**Requirement**
Retype the records that come next, word for word.

— begin Supplied data —

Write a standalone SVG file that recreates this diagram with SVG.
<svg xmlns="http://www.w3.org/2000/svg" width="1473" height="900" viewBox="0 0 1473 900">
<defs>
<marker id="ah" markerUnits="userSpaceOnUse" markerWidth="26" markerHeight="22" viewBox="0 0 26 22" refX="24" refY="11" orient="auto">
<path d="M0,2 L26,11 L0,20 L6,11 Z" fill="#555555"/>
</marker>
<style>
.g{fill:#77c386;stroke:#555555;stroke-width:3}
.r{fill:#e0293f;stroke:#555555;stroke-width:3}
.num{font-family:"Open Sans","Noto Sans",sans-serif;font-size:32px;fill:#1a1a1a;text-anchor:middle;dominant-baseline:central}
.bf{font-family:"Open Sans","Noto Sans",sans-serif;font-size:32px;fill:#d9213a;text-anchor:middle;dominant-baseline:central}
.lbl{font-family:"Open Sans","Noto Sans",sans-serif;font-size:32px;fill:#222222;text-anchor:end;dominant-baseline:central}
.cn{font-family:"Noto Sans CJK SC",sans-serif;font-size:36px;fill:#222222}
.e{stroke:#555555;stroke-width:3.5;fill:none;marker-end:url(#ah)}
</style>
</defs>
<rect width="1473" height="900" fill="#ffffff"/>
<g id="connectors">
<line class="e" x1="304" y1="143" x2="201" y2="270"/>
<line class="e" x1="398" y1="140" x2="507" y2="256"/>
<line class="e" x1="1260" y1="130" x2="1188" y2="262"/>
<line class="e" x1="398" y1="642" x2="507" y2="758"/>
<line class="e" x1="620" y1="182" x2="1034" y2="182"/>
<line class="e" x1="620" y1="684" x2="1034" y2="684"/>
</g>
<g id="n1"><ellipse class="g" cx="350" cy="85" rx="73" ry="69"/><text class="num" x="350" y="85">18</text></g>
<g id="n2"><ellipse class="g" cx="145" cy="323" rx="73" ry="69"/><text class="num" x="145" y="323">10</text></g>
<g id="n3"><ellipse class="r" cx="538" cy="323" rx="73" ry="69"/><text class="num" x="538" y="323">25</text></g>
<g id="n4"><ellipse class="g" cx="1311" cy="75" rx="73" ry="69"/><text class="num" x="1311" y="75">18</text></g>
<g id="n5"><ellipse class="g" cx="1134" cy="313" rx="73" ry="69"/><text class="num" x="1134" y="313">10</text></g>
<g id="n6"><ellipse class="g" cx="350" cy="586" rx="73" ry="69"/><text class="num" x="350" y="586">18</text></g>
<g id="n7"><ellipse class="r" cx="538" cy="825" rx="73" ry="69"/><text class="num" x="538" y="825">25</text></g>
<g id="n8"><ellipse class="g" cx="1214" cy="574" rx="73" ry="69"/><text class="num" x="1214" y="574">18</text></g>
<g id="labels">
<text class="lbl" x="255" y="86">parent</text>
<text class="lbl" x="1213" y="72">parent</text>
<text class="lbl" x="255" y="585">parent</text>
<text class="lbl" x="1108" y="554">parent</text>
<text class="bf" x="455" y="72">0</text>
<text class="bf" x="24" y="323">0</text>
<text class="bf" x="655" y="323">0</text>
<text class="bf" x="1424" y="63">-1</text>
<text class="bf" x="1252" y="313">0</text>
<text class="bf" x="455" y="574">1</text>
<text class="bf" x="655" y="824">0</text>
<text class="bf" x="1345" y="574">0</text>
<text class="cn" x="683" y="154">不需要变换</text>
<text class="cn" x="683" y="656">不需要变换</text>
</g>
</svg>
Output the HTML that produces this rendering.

— end Supplied data —

**Task output**
Write a standalone SVG file that recreates this diagram with SVG.
<svg xmlns="http://www.w3.org/2000/svg" width="1473" height="900" viewBox="0 0 1473 900">
<defs>
<marker id="ah" markerUnits="userSpaceOnUse" markerWidth="26" markerHeight="22" viewBox="0 0 26 22" refX="24" refY="11" orient="auto">
<path d="M0,2 L26,11 L0,20 L6,11 Z" fill="#555555"/>
</marker>
<style>
.g{fill:#77c386;stroke:#555555;stroke-width:3}
.r{fill:#e0293f;stroke:#555555;stroke-width:3}
.num{font-family:"Open Sans","Noto Sans",sans-serif;font-size:32px;fill:#1a1a1a;text-anchor:middle;dominant-baseline:central}
.bf{font-family:"Open Sans","Noto Sans",sans-serif;font-size:32px;fill:#d9213a;text-anchor:middle;dominant-baseline:central}
.lbl{font-family:"Open Sans","Noto Sans",sans-serif;font-size:32px;fill:#222222;text-anchor:end;dominant-baseline:central}
.cn{font-family:"Noto Sans CJK SC",sans-serif;font-size:36px;fill:#222222}
.e{stroke:#555555;stroke-width:3.5;fill:none;marker-end:url(#ah)}
</style>
</defs>
<rect width="1473" height="900" fill="#ffffff"/>
<g id="connectors">
<line class="e" x1="304" y1="143" x2="201" y2="270"/>
<line class="e" x1="398" y1="140" x2="507" y2="256"/>
<line class="e" x1="1260" y1="130" x2="1188" y2="262"/>
<line class="e" x1="398" y1="642" x2="507" y2="758"/>
<line class="e" x1="620" y1="182" x2="1034" y2="182"/>
<line class="e" x1="620" y1="684" x2="1034" y2="684"/>
</g>
<g id="n1"><ellipse class="g" cx="350" cy="85" rx="73" ry="69"/><text class="num" x="350" y="85">18</text></g>
<g id="n2"><ellipse class="g" cx="145" cy="323" rx="73" ry="69"/><text class="num" x="145" y="323">10</text></g>
<g id="n3"><ellipse class="r" cx="538" cy="323" rx="73" ry="69"/><text class="num" x="538" y="323">25</text></g>
<g id="n4"><ellipse class="g" cx="1311" cy="75" rx="73" ry="69"/><text class="num" x="1311" y="75">18</text></g>
<g id="n5"><ellipse class="g" cx="1134" cy="313" rx="73" ry="69"/><text class="num" x="1134" y="313">10</text></g>
<g id="n6"><ellipse class="g" cx="350" cy="586" rx="73" ry="69"/><text class="num" x="350" y="586">18</text></g>
<g id="n7"><ellipse class="r" cx="538" cy="825" rx="73" ry="69"/><text class="num" x="538" y="825">25</text></g>
<g id="n8"><ellipse class="g" cx="1214" cy="574" rx="73" ry="69"/><text class="num" x="1214" y="574">18</text></g>
<g id="labels">
<text class="lbl" x="255" y="86">parent</text>
<text class="lbl" x="1213" y="72">parent</text>
<text class="lbl" x="255" y="585">parent</text>
<text class="lbl" x="1108" y="554">parent</text>
<text class="bf" x="455" y="72">0</text>
<text class="bf" x="24" y="323">0</text>
<text class="bf" x="655" y="323">0</text>
<text class="bf" x="1424" y="63">-1</text>
<text class="bf" x="1252" y="313">0</text>
<text class="bf" x="455" y="574">1</text>
<text class="bf" x="655" y="824">0</text>
<text class="bf" x="1345" y="574">0</text>
<text class="cn" x="683" y="154">不需要变换</text>
<text class="cn" x="683" y="656">不需要变换</text>
</g>
</svg>
Output the HTML that produces this rendering.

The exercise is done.